As for the characters, I had a hard time picturing them. I couldn’t decide if they were animals, humans, humans with animal characteristics or what? Considering everything this was an interesting read and despite its flaws (pun totally intended, hah) I pretty much enjoyed it.
I, Kane by Laura M. Hughes
Well, this was something else entirely. At first it was confusing to only read one side of the conversation, but by the end I pretty much enjoyed it. Kane, our MC talks about his time on Earth during WWII, while in prison. Liked how the story played out and the different approach to the well known story of creating the world. And the few twist Hughes added to it, beginning with the dragons. Also, I loved the humor! I chuckled while reading. This was hands down one of my favorites of the whole anthology.
The Prisoner by Phil Tucker
Now, this was a surprising little gem. Short, effective, emotional, interesting, a punch in the gut. I am kind of ashamed I never read anything from Phil Tucker before. I will definitely check his work out.
I adored Enderl at the beginning, as he tried to be a good knight, to be noble and everything he read in books about them. Then he faced reality, that there is no honour in battle and unless he receives respect from the Wolfes they will never acknowledge him as their leader. Only then can he show them his ways. Maybe a better way even. So he made decided to make sacrifices. I guess at that point he made peace with himself and learned that sometimes you have to do things against your better judgement to be the man you are supposed to become. This short story really showed a large scale of emotions, and I didn’t want it to end.
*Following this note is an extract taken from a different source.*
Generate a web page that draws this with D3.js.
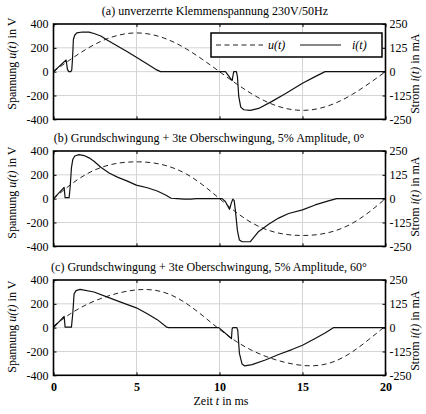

I was pretty much drawn into it.
And They Were Never Heard From Again by Benedict Patrick
We are back in the Magpie King’s Forest! Yay! Benedict had become one of my favorite authors last year so I was pretty much looking forward to his short story. I wasn’t disappointed at all.
I think there are only a few writers out there who can put together a short story which leaves you with the feeling of completeness. I mean we’ve got an interesting story, fully fleshed out characters and some things to think about. A story about how stories are made. Nice one. I think this is how most of humanity’s mythological tales came around with time. Two boys are lost in the forest and they have to face the consequences of their actions and learn how powerful words can be together with faith. This story had a few lessons you had to let sink in at the end.
Let’s not forget about the others, whose stories I also enjoyed but couldn’t make it to the short list:
- No Fairytale by Ben Galley
- A Tree Called Sightless by Steven Kelliher
- Barrowlands by Mike Shel
- Into the Woods by Timandra Whitecastle
- The Huntress by Michael R. Miller
- A Simple Thing by Bryce O’Connor
- Palesword by T.L. Greylock
- Black Barge by J.P. Ashman
- Making a Killing by David Benem
- The First Thread by Alec Hutson
You are looking for something new to sink your teeth into? Don’t look anymore! Lost Lore has it all: mythology, epic fantasy, grimdark, twisted fairy tales, cool assassins, unusual worlds, humor and a lot to think on! Sure, some of them has flaws, and won’t be your taste, but on the other hand, you’ll find some treasure which will make it worth. Besides, it’s free and all of these indie authors are talented as hell. Give them a chance and you might find your next favorite author/series!